Justice Sisi Khampepe will lead a three-member panel seeking to establish "who must shoulder total responsibility for this tragedy,” the government said. The inquiry will also look at the prevalence of rundown buildings that are illegally "hijacked."
The fire ripped through a city-owned building that had effectively been abandoned by authorities and taken over by unofficial "landlords" who were illegally renting out space to around 200 poor families desperately looking for some form of accommodation.
People were living in shacks and other informal structures crammed into the five-story building, including in the basement parking garage, emergency responders said. The crowding and lack of proper fire escape routes likely contributed to the large number of deaths, emergency services said. Some people jumped out of windows three or four stories high in an attempt to escape the blaze, witnesses said.
The tragedy in the inner city's Marshalltown district highlighted Johannesburg's problem with broken-down buildings that are not under the control of city authorities.
The police commissioner for Gauteng province, which includes South Africa's biggest city, said there are around 700 derelict buildings no longer under the control of officials in Johannesburg's city center that pose a danger to those living inside them.

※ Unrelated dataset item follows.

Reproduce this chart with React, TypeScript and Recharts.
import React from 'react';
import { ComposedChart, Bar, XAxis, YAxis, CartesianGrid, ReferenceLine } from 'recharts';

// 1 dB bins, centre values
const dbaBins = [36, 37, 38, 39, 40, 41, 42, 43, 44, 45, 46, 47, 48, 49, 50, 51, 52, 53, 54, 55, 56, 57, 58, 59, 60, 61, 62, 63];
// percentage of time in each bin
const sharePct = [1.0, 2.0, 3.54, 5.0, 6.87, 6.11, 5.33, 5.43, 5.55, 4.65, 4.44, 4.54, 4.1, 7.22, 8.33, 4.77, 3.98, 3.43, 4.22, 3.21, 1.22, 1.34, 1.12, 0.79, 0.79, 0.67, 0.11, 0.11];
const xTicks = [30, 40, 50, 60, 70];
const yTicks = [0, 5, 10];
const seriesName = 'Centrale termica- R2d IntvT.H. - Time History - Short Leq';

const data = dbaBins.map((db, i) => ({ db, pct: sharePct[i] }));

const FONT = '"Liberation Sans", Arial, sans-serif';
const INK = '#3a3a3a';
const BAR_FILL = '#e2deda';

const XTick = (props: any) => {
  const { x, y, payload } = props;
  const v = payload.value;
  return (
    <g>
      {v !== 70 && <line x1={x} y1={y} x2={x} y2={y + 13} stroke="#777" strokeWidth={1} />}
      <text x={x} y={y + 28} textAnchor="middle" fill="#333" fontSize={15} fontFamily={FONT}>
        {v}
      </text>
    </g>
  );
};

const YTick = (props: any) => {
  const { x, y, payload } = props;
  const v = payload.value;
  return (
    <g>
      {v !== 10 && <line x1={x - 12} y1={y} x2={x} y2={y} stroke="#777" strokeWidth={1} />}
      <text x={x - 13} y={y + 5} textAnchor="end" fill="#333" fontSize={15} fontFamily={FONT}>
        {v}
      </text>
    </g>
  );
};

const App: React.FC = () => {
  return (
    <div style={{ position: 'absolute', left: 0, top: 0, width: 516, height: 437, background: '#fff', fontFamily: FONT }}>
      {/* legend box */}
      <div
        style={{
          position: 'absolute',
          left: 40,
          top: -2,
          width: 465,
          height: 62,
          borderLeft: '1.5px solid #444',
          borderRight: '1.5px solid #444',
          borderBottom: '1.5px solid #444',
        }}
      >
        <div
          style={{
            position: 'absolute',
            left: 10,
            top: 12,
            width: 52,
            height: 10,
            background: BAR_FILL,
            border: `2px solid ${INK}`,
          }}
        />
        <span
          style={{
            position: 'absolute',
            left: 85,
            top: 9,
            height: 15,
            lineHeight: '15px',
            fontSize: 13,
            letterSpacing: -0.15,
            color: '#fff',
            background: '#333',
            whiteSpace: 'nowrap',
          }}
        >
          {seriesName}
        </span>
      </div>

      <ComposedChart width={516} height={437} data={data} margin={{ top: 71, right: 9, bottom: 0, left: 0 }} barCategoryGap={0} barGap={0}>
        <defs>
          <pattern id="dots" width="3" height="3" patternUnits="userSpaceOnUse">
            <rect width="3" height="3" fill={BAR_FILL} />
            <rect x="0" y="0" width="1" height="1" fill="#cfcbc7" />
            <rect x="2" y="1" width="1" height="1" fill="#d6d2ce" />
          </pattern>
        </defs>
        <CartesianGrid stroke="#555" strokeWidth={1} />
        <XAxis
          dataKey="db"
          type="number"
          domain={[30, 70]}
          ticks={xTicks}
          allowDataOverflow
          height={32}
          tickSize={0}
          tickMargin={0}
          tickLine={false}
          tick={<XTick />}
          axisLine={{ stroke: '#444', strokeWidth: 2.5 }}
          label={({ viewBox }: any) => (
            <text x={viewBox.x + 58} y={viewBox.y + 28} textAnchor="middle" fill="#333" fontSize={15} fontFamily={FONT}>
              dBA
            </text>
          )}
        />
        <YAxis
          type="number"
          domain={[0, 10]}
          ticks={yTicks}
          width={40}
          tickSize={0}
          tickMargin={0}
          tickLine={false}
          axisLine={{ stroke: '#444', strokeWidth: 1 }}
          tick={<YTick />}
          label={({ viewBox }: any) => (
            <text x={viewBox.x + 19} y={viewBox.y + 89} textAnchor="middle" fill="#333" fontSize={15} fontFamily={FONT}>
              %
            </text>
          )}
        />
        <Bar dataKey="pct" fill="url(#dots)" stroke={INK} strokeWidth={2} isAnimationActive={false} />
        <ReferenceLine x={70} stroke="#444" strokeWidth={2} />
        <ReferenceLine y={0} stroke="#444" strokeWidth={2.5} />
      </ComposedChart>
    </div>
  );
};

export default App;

“In Johannesburg, the issue of stolen buildings is becoming a crisis, necessitating drastic action," Gauteng Premier Panyaza Lesufi said in a statement released by the government's official news agency announcing the investigation. "A thorough intervention is required to ensure that disasters like the Marshalltown fire, one of the deadliest in recent memory, never happen again."

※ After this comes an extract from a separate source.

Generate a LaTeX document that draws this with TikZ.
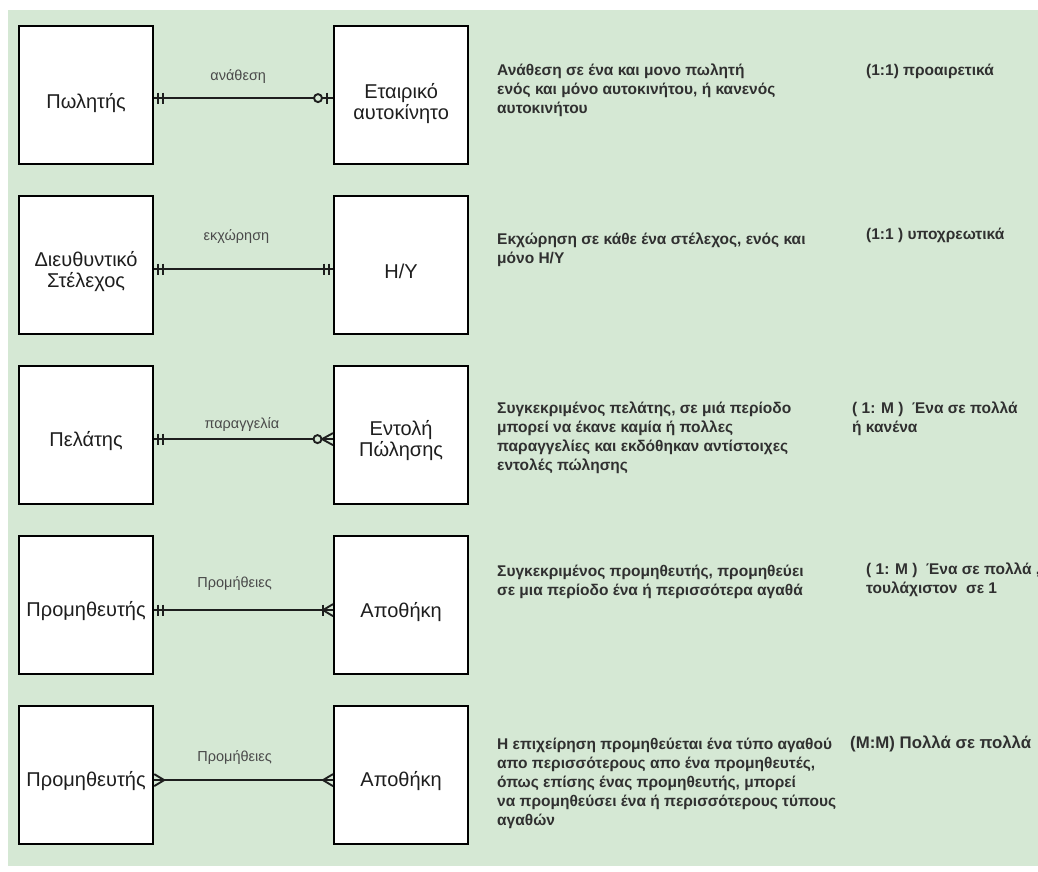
\documentclass[tikz,border=0pt]{standalone}
\usepackage{fontspec}
\setmainfont{Liberation Sans}
\usetikzlibrary{calc}

\definecolor{bggreen}{HTML}{D5E8D4}
\definecolor{inkdark}{HTML}{1E1E1E}
\definecolor{desctext}{HTML}{303030}
\definecolor{reltext}{HTML}{4A4A4A}

\tikzset{
  entity/.style={draw=black, fill=white, line width=2.2pt, rectangle,
    minimum width=134pt, minimum height=138pt, inner sep=0pt, anchor=north west},
  entitytext/.style={align=center, inner sep=0pt, text=inkdark,
    font=\fontsize{20}{21}\selectfont},
  rel/.style={draw=inkdark, line width=2pt},
  mk/.style={draw=inkdark, line width=1.9pt},
  rellabel/.style={inner sep=0pt, text=reltext, font=\fontsize{14.5}{17}\selectfont},
  desc/.style={anchor=north west, inner sep=0pt, align=left, text=desctext,
    font=\fontsize{15.5}{19}\selectfont\bfseries},
  desclarge/.style={desc, font=\fontsize{16.8}{19}\selectfont\bfseries},
  % crow's foot end markers, drawn from the entity edge towards the line
  pics/mandone/.style={code={\draw[mk] (4,-5.5) -- (4,5.5) (9,-5.5) -- (9,5.5);}},
  pics/zeroone/.style={code={\draw[mk] (6,-5.5) -- (6,5.5);
      \draw[mk, fill=bggreen] (15,0) circle[radius=4];}},
  pics/zeromany/.style={code={\draw[mk] (11,0) -- (0,-6) (11,0) -- (0,6);
      \draw[mk, fill=bggreen] (15.5,0) circle[radius=4];}},
  pics/onemany/.style={code={\draw[mk] (10,-5.5) -- (10,5.5);
      \draw[mk] (10,0) -- (0,-6) (10,0) -- (0,6);}},
  pics/crowmany/.style={code={\draw[mk] (10,0) -- (0,-6) (10,0) -- (0,6);}},
}

\begin{document}
\begin{tikzpicture}[x=1pt, y=-1pt]
\useasboundingbox (0,0) rectangle (1038,871);
\clip (0,0) rectangle (1038,871);
\fill[bggreen] (8,10) rectangle (1040,866);

% ---------- row 1 ----------
\node[entity] (L1) at (18,25) {};
\node[entity] (R1) at (333,25) {};
\node[entitytext] (L1t) at ([yshift=-8pt]L1.center) {Πωλητής};
\node[entitytext] (R1t) at ([yshift=-8pt]R1.center) {Εταιρικό\\αυτοκίνητο};
\coordinate (a1) at ([yshift=-3pt]L1.east);
\coordinate (b1) at ([yshift=-3pt]R1.west);
\draw[rel] (a1) -- (b1);
\pic at (a1) {mandone};
\pic[xscale=-1] at (b1) {zeroone};
\node[rellabel] (l1) at ($(a1)!0.47!(b1)+(0,-22)$) {ανάθεση};
\node[desc] (d1) at (497,62) {\strut Ανάθεση σε ένα και μονο πωλητή\\ενός και μόνο αυτοκινήτου, ή κανενός\\αυτοκινήτου};
\node[desc] (c1) at (866,62) {\strut (1:1) προαιρετικά};

% ---------- row 2 ----------
\node[entity] (L2) at (18,195) {};
\node[entity] (R2) at (333,195) {};
\node[entitytext] (L2t) at ([yshift=-6pt]L2.center) {Διευθυντικό\\Στέλεχος};
\node[entitytext] (R2t) at ([yshift=-6pt]R2.center) {Η/Υ};
\coordinate (a2) at ([yshift=-4pt]L2.east);
\coordinate (b2) at ([yshift=-4pt]R2.west);
\draw[rel] (a2) -- (b2);
\pic at (a2) {mandone};
\pic[xscale=-1] at (b2) {mandone};
\node[rellabel] (l2) at ($(a2)!0.46!(b2)+(0,-33)$) {εκχώρηση};
\node[desc] (d2) at (497,231) {\strut Εκχώρηση σε κάθε ένα στέλεχος, ενός και\\μόνο Η/Υ};
\node[desc] (c2) at (866,226) {\strut (1:1 ) υποχρεωτικά};

% ---------- row 3 ----------
\node[entity] (L3) at (18,365) {};
\node[entity] (R3) at (333,365) {};
\node[entitytext] (L3t) at ([yshift=-6pt]L3.center) {Πελάτης};
\node[entitytext] (R3t) at ([yshift=-5pt]R3.center) {Εντολή\\Πώλησης};
\coordinate (a3) at ([yshift=-4pt]L3.east);
\coordinate (b3) at ([yshift=-4pt]R3.west);
\draw[rel] (a3) -- (b3);
\pic at (a3) {mandone};
\pic[xscale=-1] at (b3) {zeromany};
\node[rellabel] (l3) at ($(a3)!0.49!(b3)+(0,-15)$) {παραγγελία};
\node[desc] (d3) at (497,400) {\strut Συγκεκριμένος πελάτης, σε μιά περίοδο\\μπορεί να έκανε καμία ή πολλες\\παραγγελίες και εκδόθηκαν αντίστοιχες\\εντολές πώλησης};
\node[desc] (c3) at (852,400) {\strut ( 1: Μ )\ \ Ένα σε πολλά\\ή κανένα};

% ---------- row 4 ----------
\node[entity] (L4) at (18,535) {};
\node[entity] (R4) at (333,535) {};
\node[entitytext] (L4t) at ([yshift=-6pt]L4.center) {Προμηθευτής};
\node[entitytext] (R4t) at ([yshift=-7pt]R4.center) {Αποθήκη};
\coordinate (a4) at ([yshift=-5pt]L4.east);
\coordinate (b4) at ([yshift=-5pt]R4.west);
\draw[rel] (a4) -- (b4);
\pic at (a4) {mandone};
\pic[xscale=-1] at (b4) {onemany};
\node[rellabel] (l4) at ($(a4)!0.45!(b4)+(0,-27)$) {Προμήθειες};
\node[desc] (d4) at (497,563) {\strut Συγκεκριμένος προμηθευτής, προμηθεύει\\σε μια περίοδο ένα ή περισσότερα αγαθά};
\node[desc] (c4) at (866,561) {\strut ( 1: Μ )\ \ Ένα σε πολλά ,\\τουλάχιστον\ \ σε 1};

% ---------- row 5 ----------
\node[entity] (L5) at (18,705) {};
\node[entity] (R5) at (333,705) {};
\node[entitytext] (L5t) at ([yshift=-6pt]L5.center) {Προμηθευτής};
\node[entitytext] (R5t) at ([yshift=-6pt]R5.center) {Αποθήκη};
\coordinate (a5) at ([yshift=-5pt]L5.east);
\coordinate (b5) at ([yshift=-5pt]R5.west);
\draw[rel] (a5) -- (b5);
\pic at (a5) {crowmany};
\pic[xscale=-1] at (b5) {crowmany};
\node[rellabel] (l5) at ($(a5)!0.45!(b5)+(0,-23)$) {Προμήθειες};
\node[desc] (d5) at (497,736) {\strut Η επιχείρηση προμηθεύεται ένα τύπο αγαθού\\απο περισσότερους απο ένα προμηθευτές,\\όπως επίσης ένας προμηθευτής, μπορεί\\να προμηθεύσει ένα ή περισσότερους τύπους\\αγαθών};
\node[desclarge] (c5) at (850,735) {\strut (Μ:Μ) Πολλά σε πολλά};
\end{tikzpicture}
\end{document}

The commission of inquiry will report its findings to Lesufi, who appointed the panel, the government said.
At least 12 of the victims of the nightime fire were children, and 88 other people were injured. Scores have been left homeless.
Many of those killed were foreign nationals from Malawi, Tanzania and other African nations, and authorities are appealing for help in identifying the bodies of victims now being held at Johannesburg mortuaries.
More than 60 of the bodies were burned beyond recognition and require DNA analysis to confirm their identities, authorities said. They have given families 30 days to claim the bodies of relatives.